§ Problem:
Print the lines starting at the line containing "Reproduce this chart" and ending at the line containing "const fmt = (v: number)", exactly and in full, without the pictures.

§ Data entries:
--------

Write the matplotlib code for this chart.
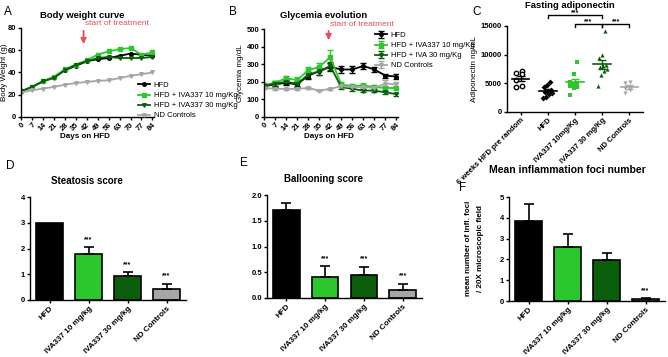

--------

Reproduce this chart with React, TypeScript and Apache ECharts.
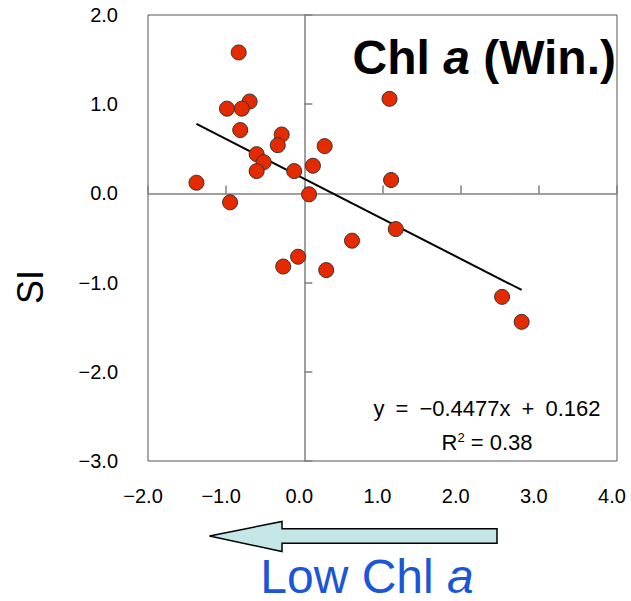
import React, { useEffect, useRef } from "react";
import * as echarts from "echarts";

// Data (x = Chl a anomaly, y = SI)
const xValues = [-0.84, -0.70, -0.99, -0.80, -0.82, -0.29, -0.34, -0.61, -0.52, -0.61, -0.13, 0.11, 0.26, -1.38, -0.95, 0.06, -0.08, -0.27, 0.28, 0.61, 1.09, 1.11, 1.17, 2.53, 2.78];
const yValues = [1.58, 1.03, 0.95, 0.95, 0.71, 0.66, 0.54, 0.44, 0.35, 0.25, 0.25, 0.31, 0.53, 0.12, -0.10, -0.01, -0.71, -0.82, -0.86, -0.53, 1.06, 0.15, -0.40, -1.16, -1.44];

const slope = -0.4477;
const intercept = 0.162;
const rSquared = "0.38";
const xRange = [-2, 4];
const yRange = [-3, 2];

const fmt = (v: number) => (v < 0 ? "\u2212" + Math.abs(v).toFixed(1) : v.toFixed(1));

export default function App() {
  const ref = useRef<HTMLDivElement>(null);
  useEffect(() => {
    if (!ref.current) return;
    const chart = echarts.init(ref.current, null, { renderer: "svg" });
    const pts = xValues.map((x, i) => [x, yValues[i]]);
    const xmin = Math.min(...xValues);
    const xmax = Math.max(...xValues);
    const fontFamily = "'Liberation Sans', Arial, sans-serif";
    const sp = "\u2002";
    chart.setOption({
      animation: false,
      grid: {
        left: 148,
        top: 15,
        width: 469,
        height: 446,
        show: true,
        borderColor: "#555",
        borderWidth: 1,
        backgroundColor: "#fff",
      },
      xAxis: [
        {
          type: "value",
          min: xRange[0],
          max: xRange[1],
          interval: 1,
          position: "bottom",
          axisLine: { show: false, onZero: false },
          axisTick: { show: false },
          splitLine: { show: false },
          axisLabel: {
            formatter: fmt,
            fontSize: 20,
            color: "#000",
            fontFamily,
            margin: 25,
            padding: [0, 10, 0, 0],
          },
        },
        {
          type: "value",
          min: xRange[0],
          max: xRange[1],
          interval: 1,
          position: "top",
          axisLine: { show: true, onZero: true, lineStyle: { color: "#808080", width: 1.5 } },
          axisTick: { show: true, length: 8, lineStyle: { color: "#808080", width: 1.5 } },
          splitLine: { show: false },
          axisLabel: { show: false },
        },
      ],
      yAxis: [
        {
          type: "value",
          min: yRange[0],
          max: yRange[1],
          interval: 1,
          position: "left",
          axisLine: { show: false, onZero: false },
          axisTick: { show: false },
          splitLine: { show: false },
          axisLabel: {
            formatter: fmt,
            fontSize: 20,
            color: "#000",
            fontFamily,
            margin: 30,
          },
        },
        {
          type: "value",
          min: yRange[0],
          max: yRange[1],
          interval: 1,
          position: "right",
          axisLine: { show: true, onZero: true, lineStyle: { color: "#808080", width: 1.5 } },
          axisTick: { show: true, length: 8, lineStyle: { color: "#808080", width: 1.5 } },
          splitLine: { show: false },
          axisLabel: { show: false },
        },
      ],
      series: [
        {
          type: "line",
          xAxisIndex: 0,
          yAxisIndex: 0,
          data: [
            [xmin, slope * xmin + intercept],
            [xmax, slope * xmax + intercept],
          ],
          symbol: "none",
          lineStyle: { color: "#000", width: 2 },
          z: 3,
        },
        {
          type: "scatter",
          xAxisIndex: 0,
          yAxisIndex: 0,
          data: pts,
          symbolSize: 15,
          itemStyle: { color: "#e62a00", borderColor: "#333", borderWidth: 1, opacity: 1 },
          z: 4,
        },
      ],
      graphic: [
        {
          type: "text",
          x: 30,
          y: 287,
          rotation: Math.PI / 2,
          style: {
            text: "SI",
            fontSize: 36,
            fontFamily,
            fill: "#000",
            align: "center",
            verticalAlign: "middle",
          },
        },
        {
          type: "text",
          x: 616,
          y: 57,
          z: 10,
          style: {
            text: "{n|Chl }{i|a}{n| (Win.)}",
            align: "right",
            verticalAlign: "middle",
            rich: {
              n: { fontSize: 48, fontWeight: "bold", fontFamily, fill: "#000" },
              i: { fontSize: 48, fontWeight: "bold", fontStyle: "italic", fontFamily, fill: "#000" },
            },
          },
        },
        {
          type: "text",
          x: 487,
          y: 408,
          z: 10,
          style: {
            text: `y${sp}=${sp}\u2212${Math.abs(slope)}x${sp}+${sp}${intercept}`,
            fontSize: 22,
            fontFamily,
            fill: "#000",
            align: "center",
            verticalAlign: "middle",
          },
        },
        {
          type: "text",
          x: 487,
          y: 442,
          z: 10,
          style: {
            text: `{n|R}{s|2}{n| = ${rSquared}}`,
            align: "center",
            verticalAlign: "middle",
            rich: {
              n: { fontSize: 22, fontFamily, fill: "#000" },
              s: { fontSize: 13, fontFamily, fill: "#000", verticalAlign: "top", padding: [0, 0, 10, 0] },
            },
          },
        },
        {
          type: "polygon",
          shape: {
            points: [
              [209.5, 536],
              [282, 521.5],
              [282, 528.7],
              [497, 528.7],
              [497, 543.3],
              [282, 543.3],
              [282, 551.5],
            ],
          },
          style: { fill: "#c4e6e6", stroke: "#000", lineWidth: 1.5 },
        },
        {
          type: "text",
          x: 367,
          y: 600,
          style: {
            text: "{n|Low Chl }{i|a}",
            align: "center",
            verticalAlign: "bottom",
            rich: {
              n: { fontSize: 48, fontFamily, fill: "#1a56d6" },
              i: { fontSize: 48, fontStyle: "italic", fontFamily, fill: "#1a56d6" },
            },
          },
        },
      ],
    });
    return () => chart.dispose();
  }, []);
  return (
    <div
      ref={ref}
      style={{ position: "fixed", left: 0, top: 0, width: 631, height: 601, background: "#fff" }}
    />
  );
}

--------

§ Written solution:
Reproduce this chart with React, TypeScript and Apache ECharts.
import React, { useEffect, useRef } from "react";
import * as echarts from "echarts";

// Data (x = Chl a anomaly, y = SI)
const xValues = [-0.84, -0.70, -0.99, -0.80, -0.82, -0.29, -0.34, -0.61, -0.52, -0.61, -0.13, 0.11, 0.26, -1.38, -0.95, 0.06, -0.08, -0.27, 0.28, 0.61, 1.09, 1.11, 1.17, 2.53, 2.78];
const yValues = [1.58, 1.03, 0.95, 0.95, 0.71, 0.66, 0.54, 0.44, 0.35, 0.25, 0.25, 0.31, 0.53, 0.12, -0.10, -0.01, -0.71, -0.82, -0.86, -0.53, 1.06, 0.15, -0.40, -1.16, -1.44];

const slope = -0.4477;
const intercept = 0.162;
const rSquared = "0.38";
const xRange = [-2, 4];
const yRange = [-3, 2];

const fmt = (v: number) => (v < 0 ? "\u2212" + Math.abs(v).toFixed(1) : v.toFixed(1));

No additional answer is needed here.